WHAT THE TASK ASKS –
Transcribe everything in the data word for word. Pictures are left out.

DATASET CONTENT –
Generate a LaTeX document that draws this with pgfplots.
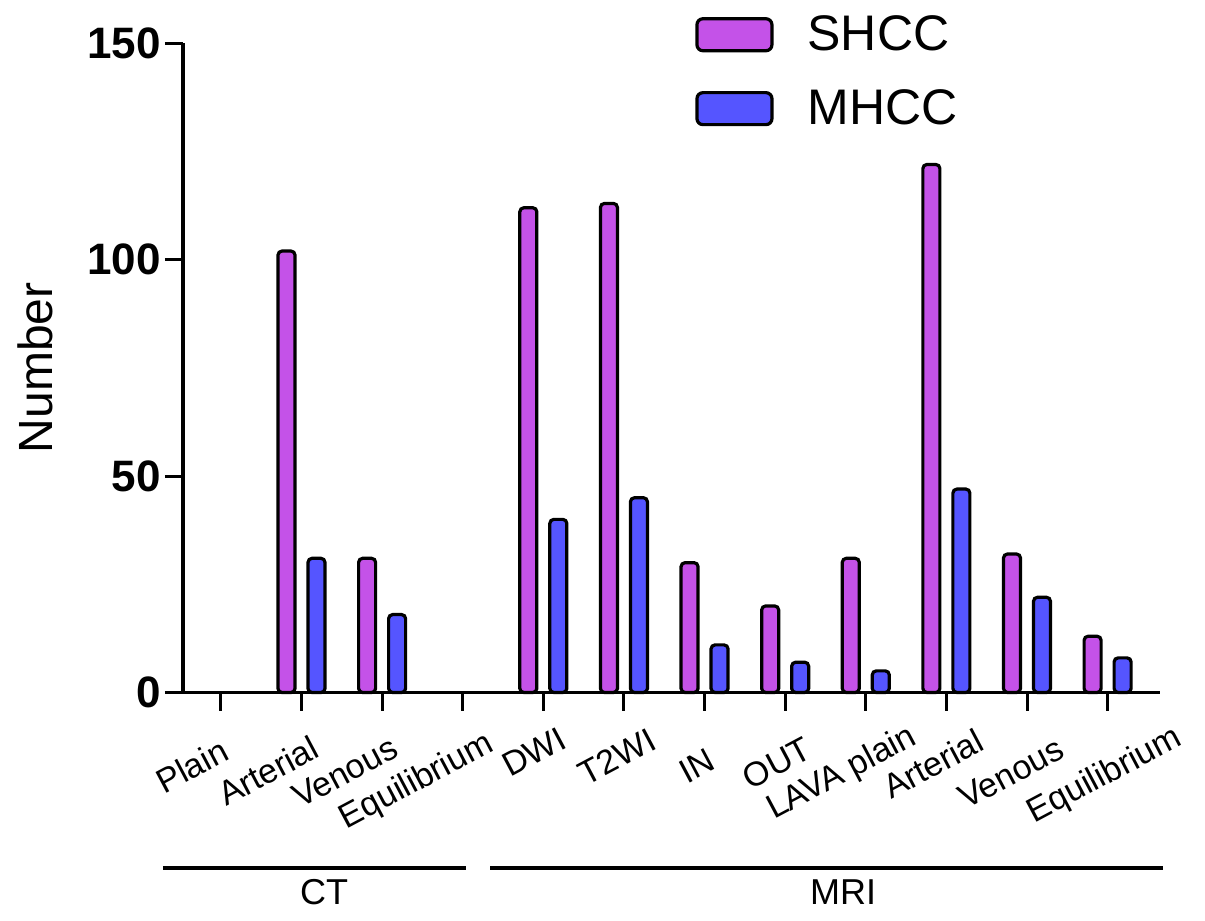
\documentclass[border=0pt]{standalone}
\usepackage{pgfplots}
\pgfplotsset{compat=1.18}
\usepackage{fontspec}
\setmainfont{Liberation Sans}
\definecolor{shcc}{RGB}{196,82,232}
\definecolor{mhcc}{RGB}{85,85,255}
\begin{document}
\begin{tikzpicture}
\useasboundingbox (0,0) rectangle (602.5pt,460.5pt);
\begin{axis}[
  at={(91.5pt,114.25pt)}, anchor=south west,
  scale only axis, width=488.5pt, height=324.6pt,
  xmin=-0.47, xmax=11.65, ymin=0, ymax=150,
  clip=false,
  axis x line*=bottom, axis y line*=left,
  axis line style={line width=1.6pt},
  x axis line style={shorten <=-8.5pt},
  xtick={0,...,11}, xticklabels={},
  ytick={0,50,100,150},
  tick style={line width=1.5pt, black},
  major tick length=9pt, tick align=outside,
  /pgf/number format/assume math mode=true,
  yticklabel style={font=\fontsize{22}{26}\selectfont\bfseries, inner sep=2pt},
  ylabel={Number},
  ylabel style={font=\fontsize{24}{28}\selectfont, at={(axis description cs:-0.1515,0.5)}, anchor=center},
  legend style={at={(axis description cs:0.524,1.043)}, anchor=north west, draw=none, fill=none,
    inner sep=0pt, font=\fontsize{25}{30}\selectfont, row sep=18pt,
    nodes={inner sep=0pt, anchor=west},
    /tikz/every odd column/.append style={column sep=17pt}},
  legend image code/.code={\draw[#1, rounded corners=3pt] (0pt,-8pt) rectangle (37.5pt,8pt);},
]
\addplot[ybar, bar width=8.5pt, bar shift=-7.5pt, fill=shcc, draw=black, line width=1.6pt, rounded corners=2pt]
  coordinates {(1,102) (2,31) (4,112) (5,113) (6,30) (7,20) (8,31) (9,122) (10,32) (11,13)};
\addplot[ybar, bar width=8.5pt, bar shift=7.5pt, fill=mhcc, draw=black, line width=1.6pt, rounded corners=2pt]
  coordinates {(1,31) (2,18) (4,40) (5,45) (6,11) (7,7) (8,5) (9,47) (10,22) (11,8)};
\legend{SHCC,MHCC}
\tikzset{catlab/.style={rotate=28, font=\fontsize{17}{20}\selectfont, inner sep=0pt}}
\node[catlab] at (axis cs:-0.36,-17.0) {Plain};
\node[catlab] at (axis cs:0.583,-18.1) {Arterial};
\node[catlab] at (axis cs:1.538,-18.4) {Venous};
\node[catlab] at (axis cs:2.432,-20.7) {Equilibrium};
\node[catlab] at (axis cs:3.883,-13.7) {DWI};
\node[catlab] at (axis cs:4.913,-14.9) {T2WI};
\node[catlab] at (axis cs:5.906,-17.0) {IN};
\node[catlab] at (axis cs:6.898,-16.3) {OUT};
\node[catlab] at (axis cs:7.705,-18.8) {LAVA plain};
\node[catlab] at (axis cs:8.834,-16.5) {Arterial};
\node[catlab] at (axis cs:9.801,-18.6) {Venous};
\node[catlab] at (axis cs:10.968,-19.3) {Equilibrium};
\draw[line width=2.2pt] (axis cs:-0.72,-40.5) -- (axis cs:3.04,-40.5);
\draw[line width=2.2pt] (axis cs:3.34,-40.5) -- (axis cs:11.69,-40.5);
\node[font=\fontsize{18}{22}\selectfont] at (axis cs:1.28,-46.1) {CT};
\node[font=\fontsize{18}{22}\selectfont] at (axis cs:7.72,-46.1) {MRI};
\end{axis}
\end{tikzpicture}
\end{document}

FULL OUTPUT –
Generate a LaTeX document that draws this with pgfplots.
\documentclass[border=0pt]{standalone}
\usepackage{pgfplots}
\pgfplotsset{compat=1.18}
\usepackage{fontspec}
\setmainfont{Liberation Sans}
\definecolor{shcc}{RGB}{196,82,232}
\definecolor{mhcc}{RGB}{85,85,255}
\begin{document}
\begin{tikzpicture}
\useasboundingbox (0,0) rectangle (602.5pt,460.5pt);
\begin{axis}[
  at={(91.5pt,114.25pt)}, anchor=south west,
  scale only axis, width=488.5pt, height=324.6pt,
  xmin=-0.47, xmax=11.65, ymin=0, ymax=150,
  clip=false,
  axis x line*=bottom, axis y line*=left,
  axis line style={line width=1.6pt},
  x axis line style={shorten <=-8.5pt},
  xtick={0,...,11}, xticklabels={},
  ytick={0,50,100,150},
  tick style={line width=1.5pt, black},
  major tick length=9pt, tick align=outside,
  /pgf/number format/assume math mode=true,
  yticklabel style={font=\fontsize{22}{26}\selectfont\bfseries, inner sep=2pt},
  ylabel={Number},
  ylabel style={font=\fontsize{24}{28}\selectfont, at={(axis description cs:-0.1515,0.5)}, anchor=center},
  legend style={at={(axis description cs:0.524,1.043)}, anchor=north west, draw=none, fill=none,
    inner sep=0pt, font=\fontsize{25}{30}\selectfont, row sep=18pt,
    nodes={inner sep=0pt, anchor=west},
    /tikz/every odd column/.append style={column sep=17pt}},
  legend image code/.code={\draw[#1, rounded corners=3pt] (0pt,-8pt) rectangle (37.5pt,8pt);},
]
\addplot[ybar, bar width=8.5pt, bar shift=-7.5pt, fill=shcc, draw=black, line width=1.6pt, rounded corners=2pt]
  coordinates {(1,102) (2,31) (4,112) (5,113) (6,30) (7,20) (8,31) (9,122) (10,32) (11,13)};
\addplot[ybar, bar width=8.5pt, bar shift=7.5pt, fill=mhcc, draw=black, line width=1.6pt, rounded corners=2pt]
  coordinates {(1,31) (2,18) (4,40) (5,45) (6,11) (7,7) (8,5) (9,47) (10,22) (11,8)};
\legend{SHCC,MHCC}
\tikzset{catlab/.style={rotate=28, font=\fontsize{17}{20}\selectfont, inner sep=0pt}}
\node[catlab] at (axis cs:-0.36,-17.0) {Plain};
\node[catlab] at (axis cs:0.583,-18.1) {Arterial};
\node[catlab] at (axis cs:1.538,-18.4) {Venous};
\node[catlab] at (axis cs:2.432,-20.7) {Equilibrium};
\node[catlab] at (axis cs:3.883,-13.7) {DWI};
\node[catlab] at (axis cs:4.913,-14.9) {T2WI};
\node[catlab] at (axis cs:5.906,-17.0) {IN};
\node[catlab] at (axis cs:6.898,-16.3) {OUT};
\node[catlab] at (axis cs:7.705,-18.8) {LAVA plain};
\node[catlab] at (axis cs:8.834,-16.5) {Arterial};
\node[catlab] at (axis cs:9.801,-18.6) {Venous};
\node[catlab] at (axis cs:10.968,-19.3) {Equilibrium};
\draw[line width=2.2pt] (axis cs:-0.72,-40.5) -- (axis cs:3.04,-40.5);
\draw[line width=2.2pt] (axis cs:3.34,-40.5) -- (axis cs:11.69,-40.5);
\node[font=\fontsize{18}{22}\selectfont] at (axis cs:1.28,-46.1) {CT};
\node[font=\fontsize{18}{22}\selectfont] at (axis cs:7.72,-46.1) {MRI};
\end{axis}
\end{tikzpicture}
\end{document}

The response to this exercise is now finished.